Even if the Torch went pop and died after exactly 2500 hours, though, it'd still have only cost you about 2.4 cents per hour plus the (much larger) price of batteries. I can live with that.
The AAA stick is very slim and compact; you can easily carry it in a pants pocket and forget it's there. The AA sticks come in numerous flavours and have much better run time.
And the Torch is a truly unique product.
It's not the biggest glowstick in the world - I think the longest standard chemical glowstick size, not counting the skinny "necklace" types, is 15 inches, versus the ten luminous inches of the Torch. But the Torch is still an effective, lightweight and frankly just plain cool small-area light, and it doesn't cost very much - sixty US bucks plus delivery is OK with me.
I defy anyone to resist the urge to make lightsaber noises while holding it.
Review Krill Lights kindly provided by Kriana.
If you're puzzled by all of the different Krill models, check out Kriana's "how to choose" page.
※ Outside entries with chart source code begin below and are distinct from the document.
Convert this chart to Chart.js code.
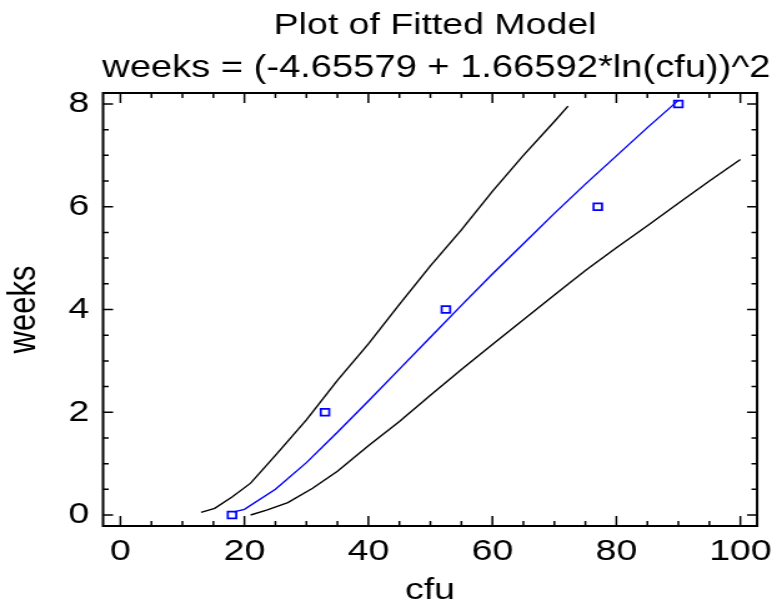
<!DOCTYPE html>
<html>
<head>
<meta charset="utf-8">
<script src="https://cdn.jsdelivr.net/npm/chart.js@4.4.0/dist/chart.umd.min.js"></script>
<style>
  html, body { margin: 0; padding: 0; background: #fff; }
</style>
</head>
<body>
<!-- drawn narrower and stretched, the original picture is stretched sideways -->
<canvas id="chart" width="626" height="606" style="width:782px;height:606px"></canvas>
<script>
// observed points
const pointCfu = [18, 33, 52.5, 77, 90];
const pointWeeks = [0, 2, 4, 6, 8];

// fitted model line
const fitCfu = [18.3, 20, 25, 30, 35, 40, 45, 50, 55, 60, 65, 70, 75, 80, 85, 90];
const fitWeeks = [0.06, 0.11, 0.50, 1.02, 1.61, 2.22, 2.84, 3.46, 4.08, 4.69, 5.28, 5.87, 6.44, 6.99, 7.54, 8.07];

// upper limit
const upperCfu = [13, 15.2, 18, 21, 25, 30, 35, 40, 45, 50, 55, 60, 65, 70, 72.2];
const upperWeeks = [0.05, 0.13, 0.35, 0.62, 1.16, 1.85, 2.62, 3.33, 4.1, 4.85, 5.55, 6.3, 7.0, 7.66, 7.96];

// lower limit
const lowerCfu = [21, 23.7, 27, 31, 35, 40, 45, 50, 55, 60, 65, 70, 75, 80, 85, 90, 95, 100];
const lowerWeeks = [0.0, 0.1, 0.24, 0.52, 0.85, 1.35, 1.82, 2.33, 2.83, 3.32, 3.8, 4.28, 4.76, 5.2, 5.63, 6.07, 6.5, 6.92];

const xTickValues = [0, 20, 40, 60, 80, 100];
const yTickValues = [0, 2, 4, 6, 8];
const xMinorStep = 5;
const yMinorStep = 0.5;

const titleText = 'Plot of Fitted Model';
const subtitleText = 'weeks = (-4.65579 + 1.66592*ln(cfu))^2';
const xTitle = 'cfu';
const yTitle = 'weeks';

const FONT = '"Liberation Sans", Arial, sans-serif';

function toXY(xs, ys) {
    return xs.map((x, i) => ({ x: x, y: ys[i] }));
}

// frame, inward ticks on all four sides, and the two title lines
const framePlugin = {
    id: 'frame',
    afterDraw(chart) {
        const ctx = chart.ctx;
        const area = chart.chartArea;
        const xs = chart.scales.x;
        const ys = chart.scales.y;

        ctx.save();
        ctx.strokeStyle = '#000';
        ctx.lineWidth = 1.5;
        ctx.beginPath();
        for (let v = 0; v <= xs.max; v += xMinorStep) {
            if (v < xs.min) continue;
            const px = xs.getPixelForValue(v);
            const len = xTickValues.includes(v) ? 10 : 5;
            ctx.moveTo(px, area.bottom);
            ctx.lineTo(px, area.bottom - len);
            ctx.moveTo(px, area.top);
            ctx.lineTo(px, area.top + len);
        }
        for (let v = 0; v <= ys.max; v += yMinorStep) {
            const py = ys.getPixelForValue(v);
            const len = yTickValues.includes(v) ? 8 : 4.5;
            ctx.moveTo(area.left, py);
            ctx.lineTo(area.left + len, py);
            ctx.moveTo(area.right, py);
            ctx.lineTo(area.right - len, py);
        }
        ctx.stroke();

        ctx.lineWidth = 2;
        ctx.strokeRect(area.left, area.top, area.right - area.left, area.bottom - area.top);

        const cx = (area.left + area.right) / 2 + 4;
        ctx.fillStyle = '#000';
        ctx.textAlign = 'center';
        ctx.textBaseline = 'alphabetic';
        ctx.font = '30px ' + FONT;
        ctx.fillText(titleText, cx, 34);
        ctx.font = '30.5px ' + FONT;
        ctx.fillText(subtitleText, cx + 1, 77);
        ctx.restore();
    }
};

new Chart(document.getElementById('chart'), {
    type: 'scatter',
    data: {
        datasets: [
            {
                data: toXY(upperCfu, upperWeeks),
                showLine: true,
                borderColor: '#000',
                borderWidth: 1.4,
                pointRadius: 0,
                fill: false
            },
            {
                data: toXY(lowerCfu, lowerWeeks),
                showLine: true,
                borderColor: '#000',
                borderWidth: 1.4,
                pointRadius: 0,
                fill: false
            },
            {
                data: toXY(fitCfu, fitWeeks),
                showLine: true,
                borderColor: '#0000ff',
                borderWidth: 1.4,
                pointRadius: 0,
                fill: false
            },
            {
                data: toXY(pointCfu, pointWeeks),
                showLine: false,
                pointStyle: 'rect',
                pointRadius: 4.8,
                pointBorderWidth: 1.7,
                pointBorderColor: '#0000ff',
                pointBackgroundColor: 'rgba(255,255,255,0)'
            }
        ]
    },
    options: {
        responsive: false,
        devicePixelRatio: 1,
        animation: false,
        layout: { padding: { left: 0, right: 12, top: 93, bottom: 0 } },
        plugins: {
            legend: { display: false },
            tooltip: { enabled: false },
            title: { display: false }
        },
        scales: {
            x: {
                type: 'linear',
                min: -2.8,
                max: 102.7,
                grid: { display: false, drawTicks: false },
                border: { display: false },
                ticks: {
                    stepSize: 20,
                    includeBounds: false,
                    color: '#000',
                    font: { family: FONT, size: 30 },
                    padding: 8,
                    maxRotation: 0,
                    autoSkip: false
                },
                title: {
                    display: true,
                    text: xTitle,
                    color: '#000',
                    font: { family: FONT, size: 30, lineHeight: 1 },
                    padding: { top: 0, bottom: 0 }
                },
                afterFit(scale) { scale.height = 80; }
            },
            y: {
                type: 'linear',
                min: -0.214,
                max: 8.214,
                grid: { display: false, drawTicks: false },
                border: { display: false },
                ticks: {
                    stepSize: 2,
                    includeBounds: false,
                    color: '#000',
                    font: { family: FONT, size: 30 },
                    padding: 11
                },
                title: {
                    display: true,
                    text: yTitle,
                    color: '#000',
                    font: { family: FONT, size: 31, lineHeight: 1 },
                    padding: { top: 4, bottom: 0 }
                },
                afterFit(scale) { scale.width = 82.5; }
            }
        }
    },
    plugins: [framePlugin]
});
</script>
</body>
</html>
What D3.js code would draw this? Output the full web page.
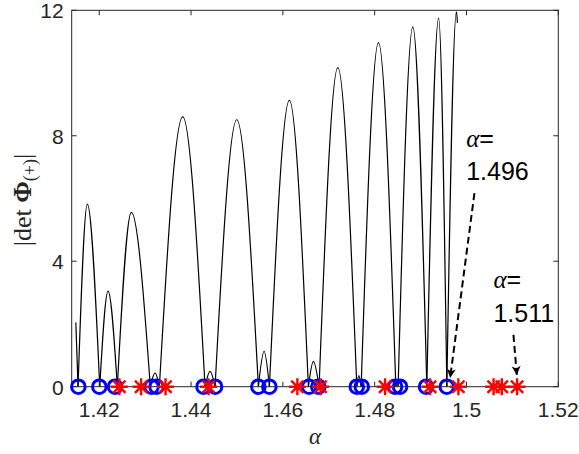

That was a reasonable price when the Australian dollar was worth half a US buck, but the exchange rate has not been kind to it lately. $AUD55 is worth about $US48.50, as I write this.
Direct from Kriana, a single $US29.95 Extreme AA Krill stick shipped to Australia will cost you $US49.95, including $US20 for FedEx shipping. So it's just barely worth buying locally, provided you can get the Extreme sticks here and they're not just trying to shift stock of the old Original models.
For larger orders, though, it's clearly better to buy from the States. If you buy five sticks instead of one, shipping is still $US20, making the total price now $US169.75. Even if you want fifty sticks, air shipping is only $US35.